Jonathan McDowell, an astronomer at the Harvard-Smithsonian Center for Astrophysics who expertly tracks satellite activity, said the anomaly drove the Hitomi satellite slightly off course into an orbit about 5 kilometers, or 3 miles, lower than expected. That translates to a push equivalent to 4 meters per second, or 9 mph, he said on Twitter.
The event also apparently imparted a rotation on the spacecraft, meaning its antenna is not reliably pointing at Earth.
“JAXA has not been able to figure out the state of its health, as the time frames for receiving the signals were very short,” the space agency said.
Visual observations of Hitomi from the ground indicate the satellite is varying in brightness, a sign the spacecraft is likely tumbling as it orbits more than 350 miles (about 574 kilometers) above Earth.
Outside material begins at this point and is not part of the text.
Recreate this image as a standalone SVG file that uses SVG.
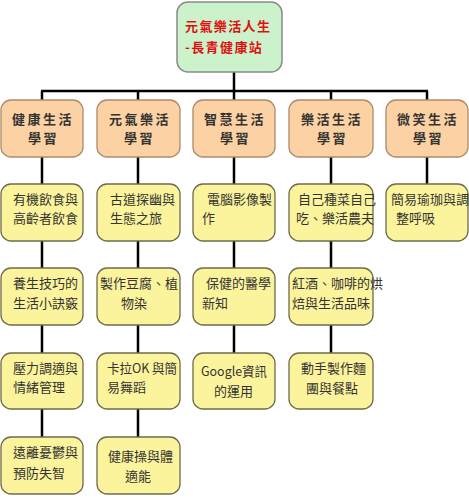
<svg xmlns="http://www.w3.org/2000/svg" width="469" height="500" viewBox="0 0 469 500">
<style>
text{font-family:"Noto Sans CJK TC","Noto Sans CJK SC",sans-serif;fill:#222}
.root rect{fill:#ccf2cc;stroke:#8a8a8a;stroke-width:1.5}
.root text{fill:#e01010;font-size:13px;font-weight:bold;letter-spacing:1.4px}
.l1 rect{fill:#fcd2a4;stroke:#a88c6c;stroke-width:1.3}
.l1 text{font-size:13px;font-weight:bold;letter-spacing:2.5px;fill:#333}
.l2 rect{fill:#fcf49c;stroke:#6c6c4c;stroke-width:1.3}
.l2 text{font-size:13px;fill:#333}
.conn line{stroke:#000;stroke-width:2.5}
</style>
<rect width="469" height="500" fill="#fff"/>
<g id="connectors" class="conn">
<line x1="234" y1="72" x2="234" y2="91"/>
<line x1="41" y1="91" x2="428" y2="91"/>
<line x1="42" y1="91" x2="42" y2="437"/>
<line x1="138" y1="91" x2="138" y2="437"/>
<line x1="234" y1="91" x2="234" y2="353"/>
<line x1="331" y1="91" x2="331" y2="353"/>
<line x1="427" y1="91" x2="427" y2="184"/>
</g>
<g id="root" class="root">
<rect x="177" y="2" width="105" height="70" rx="11"/>
<text x="185" y="31">元氣樂活人生</text>
<text x="185" y="52">-長青健康站</text>
</g>
<g id="n1" class="l1"><rect x="1" y="100" width="82" height="57" rx="10"/><text x="12" y="124">健康生活</text><text x="28" y="143">學習</text></g>
<g id="n2" class="l1"><rect x="97" y="100" width="83" height="57" rx="10"/><text x="109" y="124">元氣樂活</text><text x="124" y="143">學習</text></g>
<g id="n3" class="l1"><rect x="193" y="100" width="82" height="57" rx="10"/><text x="204" y="124">智慧生活</text><text x="220" y="143">學習</text></g>
<g id="n4" class="l1"><rect x="289" y="100" width="84" height="57" rx="10"/><text x="301" y="124">樂活生活</text><text x="317" y="143">學習</text></g>
<g id="n5" class="l1"><rect x="386" y="100" width="82" height="57" rx="10"/><text x="397" y="124">微笑生活</text><text x="413" y="143">學習</text></g>

<g id="c1r1" class="l2"><rect x="1" y="184" width="82" height="57" rx="10"/><text x="13" y="204">有機飲食與</text><text x="13" y="223">高齡者飲食</text></g>
<g id="c1r2" class="l2"><rect x="1" y="268" width="82" height="57" rx="10"/><text x="13" y="288">養生技巧的</text><text x="13" y="308">生活小訣竅</text></g>
<g id="c1r3" class="l2"><rect x="1" y="353" width="82" height="56" rx="10"/><text x="13" y="373">壓力調適與</text><text x="13" y="392">情緒管理</text></g>
<g id="c1r4" class="l2"><rect x="1" y="437" width="82" height="57" rx="10"/><text x="13" y="457">遠離憂鬱與</text><text x="13" y="478">預防失智</text></g>

<g id="c2r1" class="l2"><rect x="97" y="184" width="83" height="57" rx="10"/><text x="110" y="204">古道探幽與</text><text x="110" y="223">生態之旅</text></g>
<g id="c2r2" class="l2"><rect x="97" y="268" width="83" height="57" rx="10"/><text x="100" y="288" font-size="12.6">製作豆腐、植</text><text x="121" y="308">物染</text></g>
<g id="c2r3" class="l2"><rect x="97" y="353" width="83" height="56" rx="10"/><text x="107" y="373" textLength="70" lengthAdjust="spacingAndGlyphs">卡拉OK 與簡</text><text x="107" y="392">易舞蹈</text></g>
<g id="c2r4" class="l2"><rect x="97" y="437" width="83" height="57" rx="10"/><text x="108" y="461">健康操與體</text><text x="125" y="481">適能</text></g>

<g id="c3r1" class="l2"><rect x="193" y="184" width="82" height="57" rx="10"/><text x="207" y="204">電腦影像製</text><text x="202" y="223">作</text></g>
<g id="c3r2" class="l2"><rect x="193" y="268" width="82" height="57" rx="10"/><text x="206" y="288">保健的醫學</text><text x="202" y="308">新知</text></g>
<g id="c3r3" class="l2"><rect x="193" y="353" width="82" height="56" rx="10"/><text x="201" y="376" textLength="66" lengthAdjust="spacingAndGlyphs">Google資訊</text><text x="214" y="396">的運用</text></g>

<g id="c4r1" class="l2"><rect x="289" y="184" width="84" height="57" rx="10"/><text x="298" y="204" font-size="12">自己種菜自己</text><text x="296" y="223" font-size="12">吃、樂活農夫</text></g>
<g id="c4r2" class="l2"><rect x="289" y="268" width="84" height="57" rx="10"/><text x="292" y="288" font-size="11.3">紅酒、咖啡的烘</text><text x="292" y="308" font-size="11.3">焙與生活品味</text></g>
<g id="c4r3" class="l2"><rect x="289" y="353" width="84" height="56" rx="10"/><text x="301" y="373">動手製作麵</text><text x="306" y="393">團與餐點</text></g>

<g id="c5r1" class="l2"><rect x="386" y="184" width="82" height="57" rx="10"/><text x="391" y="204" font-size="12">簡易瑜珈與調</text><text x="396" y="223" font-size="12">整呼吸</text></g>
</svg>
Hitomi, also known as Astro-H, is Japan’s sixth X-ray astronomy satellite, following up on a series of observatories since 1979 that resolved the hottest parts of the universe. The ambitious mission was supposed to last three years after launching last month aboard an H-2A rocket.
“JAXA continues to investigate the relationship between the information from JSpOC and the communication anomaly,” the space agency said. “JAXA will do its best to recover communications with Hitomi and investigate the cause of the anomaly.”